• _WHAT YOU WILL DO_:
From the records below, transcribe only the lines running from the one with "Emit a component" through the one with "svg.selectAll('*').remove();". Keep both of those end lines.

• _INPUT DATA_:
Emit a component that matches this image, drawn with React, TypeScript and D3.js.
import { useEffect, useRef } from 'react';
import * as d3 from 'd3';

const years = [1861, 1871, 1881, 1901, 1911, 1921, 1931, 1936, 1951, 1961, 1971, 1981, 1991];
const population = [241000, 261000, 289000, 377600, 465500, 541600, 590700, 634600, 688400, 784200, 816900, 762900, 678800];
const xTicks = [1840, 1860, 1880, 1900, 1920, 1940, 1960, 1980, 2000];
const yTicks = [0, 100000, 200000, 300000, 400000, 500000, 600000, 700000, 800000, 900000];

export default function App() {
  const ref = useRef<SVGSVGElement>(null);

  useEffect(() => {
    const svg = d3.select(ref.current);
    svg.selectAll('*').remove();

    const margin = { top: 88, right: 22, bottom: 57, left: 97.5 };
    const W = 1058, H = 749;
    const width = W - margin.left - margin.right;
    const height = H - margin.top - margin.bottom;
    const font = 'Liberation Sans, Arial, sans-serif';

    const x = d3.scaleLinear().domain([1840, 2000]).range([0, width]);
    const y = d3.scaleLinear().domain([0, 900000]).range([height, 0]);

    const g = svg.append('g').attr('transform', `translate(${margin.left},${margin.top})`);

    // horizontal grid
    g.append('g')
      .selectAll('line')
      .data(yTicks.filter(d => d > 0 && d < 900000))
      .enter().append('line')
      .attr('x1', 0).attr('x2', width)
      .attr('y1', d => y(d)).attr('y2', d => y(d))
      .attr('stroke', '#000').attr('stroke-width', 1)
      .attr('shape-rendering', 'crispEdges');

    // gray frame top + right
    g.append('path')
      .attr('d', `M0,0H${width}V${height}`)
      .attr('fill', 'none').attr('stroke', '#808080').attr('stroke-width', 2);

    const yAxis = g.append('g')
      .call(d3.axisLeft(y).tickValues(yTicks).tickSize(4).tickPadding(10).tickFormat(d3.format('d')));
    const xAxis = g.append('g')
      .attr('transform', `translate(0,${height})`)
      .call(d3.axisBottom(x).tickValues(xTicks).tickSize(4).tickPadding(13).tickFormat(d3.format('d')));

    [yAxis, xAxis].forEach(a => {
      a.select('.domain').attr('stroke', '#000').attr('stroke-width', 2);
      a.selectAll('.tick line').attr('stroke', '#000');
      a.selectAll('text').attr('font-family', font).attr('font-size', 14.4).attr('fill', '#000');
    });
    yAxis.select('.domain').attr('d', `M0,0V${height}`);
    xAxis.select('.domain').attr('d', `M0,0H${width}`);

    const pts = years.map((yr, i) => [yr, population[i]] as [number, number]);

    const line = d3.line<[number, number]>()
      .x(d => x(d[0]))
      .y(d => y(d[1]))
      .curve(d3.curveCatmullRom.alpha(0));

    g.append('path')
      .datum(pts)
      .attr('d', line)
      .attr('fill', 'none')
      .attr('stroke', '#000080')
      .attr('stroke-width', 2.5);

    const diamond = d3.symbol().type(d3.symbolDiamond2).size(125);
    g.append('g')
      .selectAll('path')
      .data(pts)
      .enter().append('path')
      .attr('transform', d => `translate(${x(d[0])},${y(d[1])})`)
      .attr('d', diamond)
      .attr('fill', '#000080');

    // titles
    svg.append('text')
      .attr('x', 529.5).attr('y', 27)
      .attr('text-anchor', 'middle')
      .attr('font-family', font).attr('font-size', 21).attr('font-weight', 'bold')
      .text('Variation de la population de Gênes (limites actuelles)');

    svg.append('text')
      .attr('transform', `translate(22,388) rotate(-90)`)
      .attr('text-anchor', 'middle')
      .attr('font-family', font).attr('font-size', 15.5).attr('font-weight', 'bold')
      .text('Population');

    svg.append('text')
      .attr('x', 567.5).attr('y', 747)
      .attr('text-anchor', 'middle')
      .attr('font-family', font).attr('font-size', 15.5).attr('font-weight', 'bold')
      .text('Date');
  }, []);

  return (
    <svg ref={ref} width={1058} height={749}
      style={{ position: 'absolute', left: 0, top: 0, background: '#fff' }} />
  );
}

* * *

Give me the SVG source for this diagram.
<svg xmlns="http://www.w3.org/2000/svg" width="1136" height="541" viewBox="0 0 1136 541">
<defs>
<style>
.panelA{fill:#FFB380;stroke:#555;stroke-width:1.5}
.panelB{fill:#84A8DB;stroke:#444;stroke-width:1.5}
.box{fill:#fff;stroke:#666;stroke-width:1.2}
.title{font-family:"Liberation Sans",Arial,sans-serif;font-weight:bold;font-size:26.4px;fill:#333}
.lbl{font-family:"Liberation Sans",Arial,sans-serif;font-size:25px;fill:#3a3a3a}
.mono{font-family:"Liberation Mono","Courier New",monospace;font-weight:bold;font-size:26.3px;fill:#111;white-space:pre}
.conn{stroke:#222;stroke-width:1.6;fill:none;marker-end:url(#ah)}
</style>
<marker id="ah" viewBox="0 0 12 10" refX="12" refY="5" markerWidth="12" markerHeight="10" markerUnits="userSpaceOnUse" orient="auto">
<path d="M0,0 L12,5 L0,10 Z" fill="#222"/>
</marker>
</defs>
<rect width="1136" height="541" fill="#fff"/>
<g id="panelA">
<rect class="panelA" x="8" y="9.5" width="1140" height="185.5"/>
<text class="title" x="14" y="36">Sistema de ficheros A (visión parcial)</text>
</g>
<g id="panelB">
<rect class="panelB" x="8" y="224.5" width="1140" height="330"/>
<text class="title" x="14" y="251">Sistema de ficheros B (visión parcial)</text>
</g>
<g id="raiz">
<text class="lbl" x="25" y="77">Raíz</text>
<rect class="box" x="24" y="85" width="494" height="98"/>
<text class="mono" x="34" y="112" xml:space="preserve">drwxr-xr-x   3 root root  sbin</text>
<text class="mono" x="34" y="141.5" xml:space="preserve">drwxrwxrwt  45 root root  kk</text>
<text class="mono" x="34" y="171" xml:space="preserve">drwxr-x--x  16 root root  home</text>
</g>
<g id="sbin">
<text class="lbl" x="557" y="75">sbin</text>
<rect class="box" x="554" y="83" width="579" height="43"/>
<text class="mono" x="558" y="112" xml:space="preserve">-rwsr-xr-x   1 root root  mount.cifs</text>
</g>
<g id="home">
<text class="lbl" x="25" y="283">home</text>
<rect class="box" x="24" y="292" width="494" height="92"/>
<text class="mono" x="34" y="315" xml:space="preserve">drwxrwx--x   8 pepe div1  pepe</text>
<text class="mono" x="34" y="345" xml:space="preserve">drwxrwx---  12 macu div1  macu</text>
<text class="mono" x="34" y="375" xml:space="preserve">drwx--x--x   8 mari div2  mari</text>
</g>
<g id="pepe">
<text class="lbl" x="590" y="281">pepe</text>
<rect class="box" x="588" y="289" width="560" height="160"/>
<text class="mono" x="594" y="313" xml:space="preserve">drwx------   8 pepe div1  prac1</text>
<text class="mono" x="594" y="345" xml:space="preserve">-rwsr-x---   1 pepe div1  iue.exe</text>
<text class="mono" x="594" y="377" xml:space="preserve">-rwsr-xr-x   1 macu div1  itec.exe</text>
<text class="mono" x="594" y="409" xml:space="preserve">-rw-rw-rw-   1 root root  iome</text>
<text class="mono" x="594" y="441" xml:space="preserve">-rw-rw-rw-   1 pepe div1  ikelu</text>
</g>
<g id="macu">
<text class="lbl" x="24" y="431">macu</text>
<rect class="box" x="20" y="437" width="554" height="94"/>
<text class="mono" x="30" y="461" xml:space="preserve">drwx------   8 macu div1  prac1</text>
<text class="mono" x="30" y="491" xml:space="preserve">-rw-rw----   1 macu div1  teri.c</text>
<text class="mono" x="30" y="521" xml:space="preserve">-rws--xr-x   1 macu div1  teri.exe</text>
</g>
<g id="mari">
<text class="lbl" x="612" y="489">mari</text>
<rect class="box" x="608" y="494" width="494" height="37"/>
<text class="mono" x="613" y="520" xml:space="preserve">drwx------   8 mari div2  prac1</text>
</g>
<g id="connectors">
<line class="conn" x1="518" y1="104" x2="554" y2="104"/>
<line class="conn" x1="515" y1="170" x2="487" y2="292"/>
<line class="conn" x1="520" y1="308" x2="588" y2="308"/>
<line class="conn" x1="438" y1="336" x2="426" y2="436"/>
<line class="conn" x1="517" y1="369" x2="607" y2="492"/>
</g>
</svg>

• _COMPLETED TASK_:
Emit a component that matches this image, drawn with React, TypeScript and D3.js.
import { useEffect, useRef } from 'react';
import * as d3 from 'd3';

const years = [1861, 1871, 1881, 1901, 1911, 1921, 1931, 1936, 1951, 1961, 1971, 1981, 1991];
const population = [241000, 261000, 289000, 377600, 465500, 541600, 590700, 634600, 688400, 784200, 816900, 762900, 678800];
const xTicks = [1840, 1860, 1880, 1900, 1920, 1940, 1960, 1980, 2000];
const yTicks = [0, 100000, 200000, 300000, 400000, 500000, 600000, 700000, 800000, 900000];

export default function App() {
  const ref = useRef<SVGSVGElement>(null);

  useEffect(() => {
    const svg = d3.select(ref.current);
    svg.selectAll('*').remove();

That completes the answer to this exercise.